We tried Freezing a few times, but whenever we used it, it never stayed on the hook well. I usually cut it into 3rds when putting on the hook. Also I froze in the salt water from the beach. Am I doing something wrong? Will a vacuum sealer be significantly better?


----------



## 1BadF350 (Jul 19, 2006)

Frozen mullet will get mushy quickly


----------



## Got Skunked (Mar 26, 2016)

I us to put a lot in a zip lock bag and they would get mushy and fall of fairly quickly once they started to defrost, iv since learned to just put like 4-5 in a smaller sandwich bag and bring multiple bags and leave them under ice until im about to need them, last much longer this way.


----------



## phillyguy (Aug 9, 2010)

How about salting them? Never tried it or heard about it, but it works with shrimp, clams and squid.


----------



## boomer (Jul 1, 2009)

I salt mine, they do not get so mushy when you salt and freeze them.
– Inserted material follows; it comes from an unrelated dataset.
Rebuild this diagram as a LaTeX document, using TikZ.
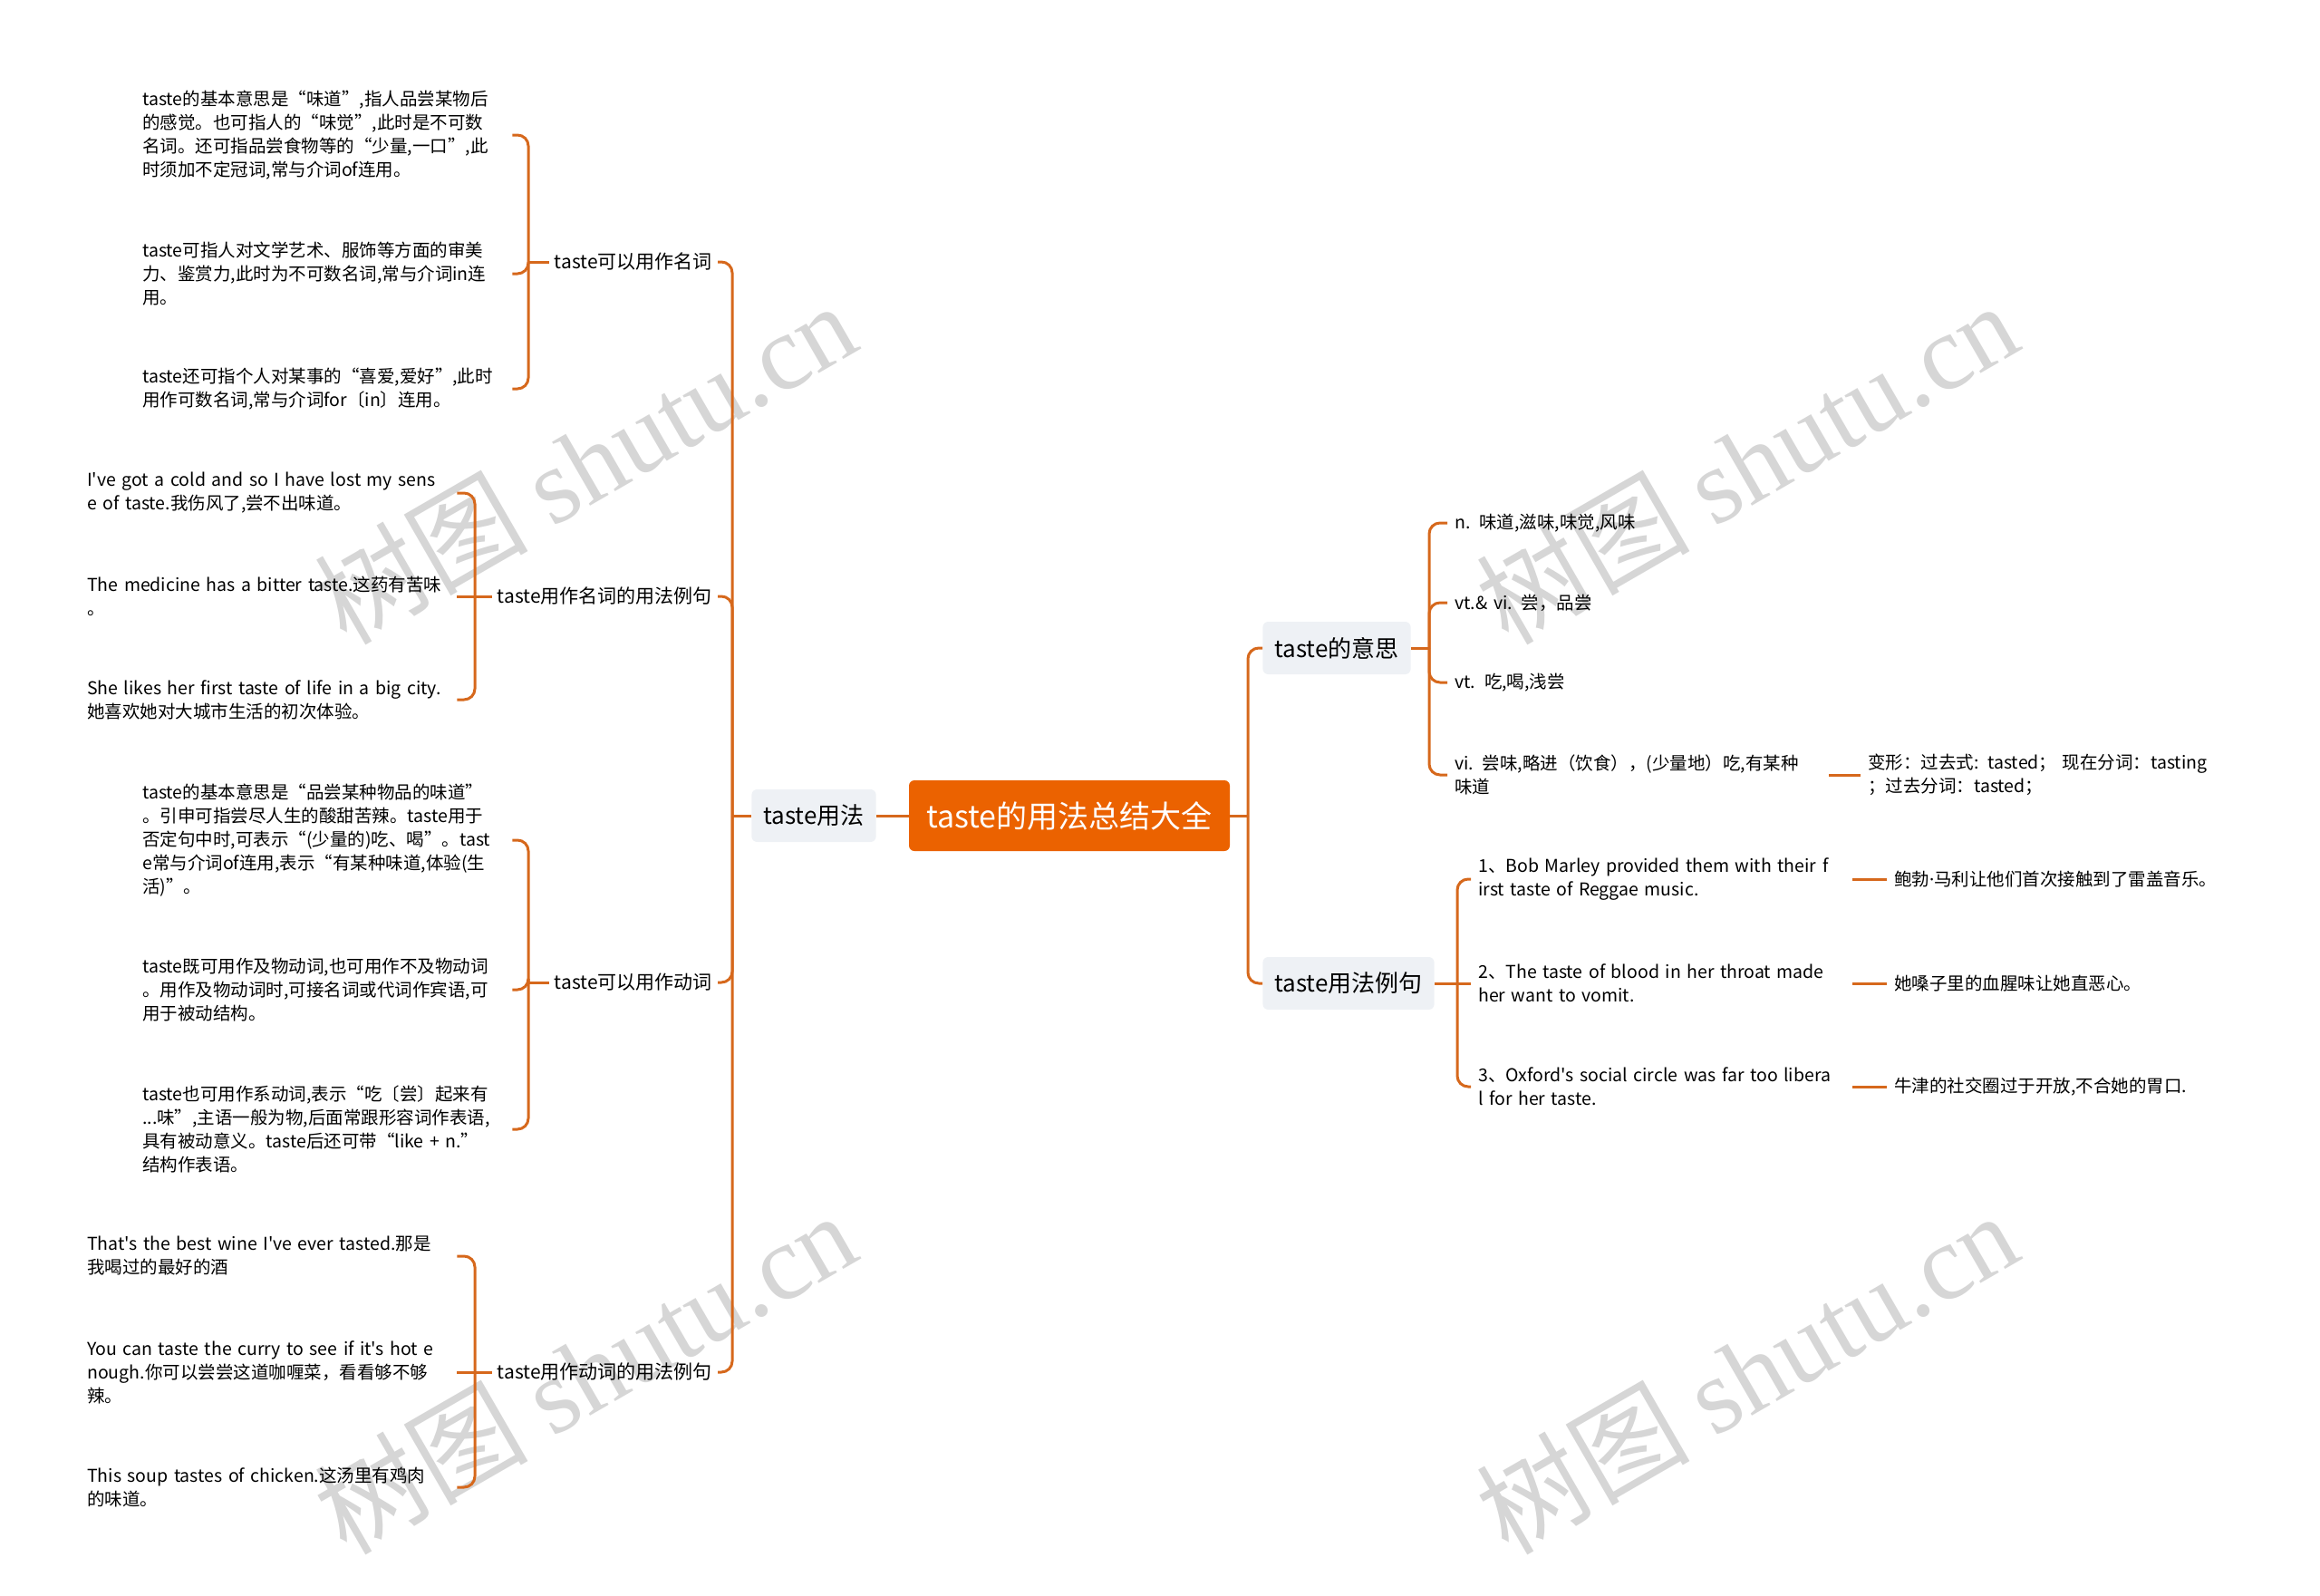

I put my mullet in heavy salt brine( lots of salt, water & ice) for couple hours, then put 10 to 12 mullet in a small freezer container with brine solution (salt & water) then in my freezer . I pull out a container to fish with. If I find fresh mullet I use them , if not I use the salted mullet and what I don't use I put back in freezer.


----------



## BaitWaster (Jan 8, 2004)

Brine them then vacuum pack. After thawing, heavily salt them kosher salt. Takes a bit of the mush out of them.


----------



## 1BadF350 (Jul 19, 2006)

You guys are making me hungry


----------